Data shown:
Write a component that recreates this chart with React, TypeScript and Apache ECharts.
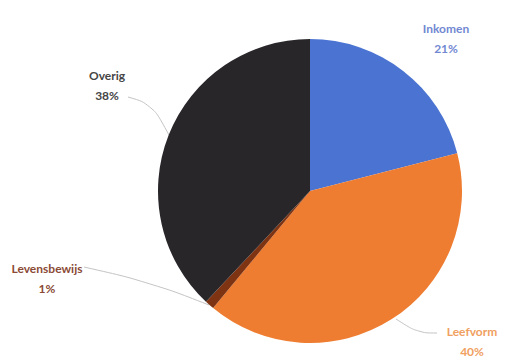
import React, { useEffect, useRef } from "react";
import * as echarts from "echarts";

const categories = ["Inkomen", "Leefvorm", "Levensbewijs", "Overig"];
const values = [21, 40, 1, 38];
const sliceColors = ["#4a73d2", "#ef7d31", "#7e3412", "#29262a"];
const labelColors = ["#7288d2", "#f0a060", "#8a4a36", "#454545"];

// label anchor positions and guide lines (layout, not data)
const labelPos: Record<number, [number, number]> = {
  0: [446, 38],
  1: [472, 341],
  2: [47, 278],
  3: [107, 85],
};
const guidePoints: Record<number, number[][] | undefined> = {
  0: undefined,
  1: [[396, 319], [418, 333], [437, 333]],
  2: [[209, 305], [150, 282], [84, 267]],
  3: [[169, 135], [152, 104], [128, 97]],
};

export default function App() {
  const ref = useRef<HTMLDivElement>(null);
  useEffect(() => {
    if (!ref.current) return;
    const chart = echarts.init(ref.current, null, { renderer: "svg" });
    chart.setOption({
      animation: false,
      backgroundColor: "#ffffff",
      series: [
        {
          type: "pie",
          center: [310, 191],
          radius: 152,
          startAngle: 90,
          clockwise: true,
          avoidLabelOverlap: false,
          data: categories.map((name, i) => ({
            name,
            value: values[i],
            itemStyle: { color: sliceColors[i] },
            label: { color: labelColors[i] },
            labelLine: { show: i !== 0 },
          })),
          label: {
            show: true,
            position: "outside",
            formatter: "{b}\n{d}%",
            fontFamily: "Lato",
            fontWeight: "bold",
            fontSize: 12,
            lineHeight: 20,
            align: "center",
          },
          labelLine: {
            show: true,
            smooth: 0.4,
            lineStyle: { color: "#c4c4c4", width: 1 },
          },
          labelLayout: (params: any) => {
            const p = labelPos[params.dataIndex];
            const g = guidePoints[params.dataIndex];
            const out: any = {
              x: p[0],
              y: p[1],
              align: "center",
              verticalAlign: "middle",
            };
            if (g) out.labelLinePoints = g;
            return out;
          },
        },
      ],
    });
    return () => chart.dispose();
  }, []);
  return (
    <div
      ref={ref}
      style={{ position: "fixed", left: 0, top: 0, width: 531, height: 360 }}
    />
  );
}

Work required:
Lines that hold "React" are the ones to copy; find all of them.

Complete response:
Write a component that recreates this chart with React, TypeScript and Apache ECharts.
import React, { useEffect, useRef } from "react";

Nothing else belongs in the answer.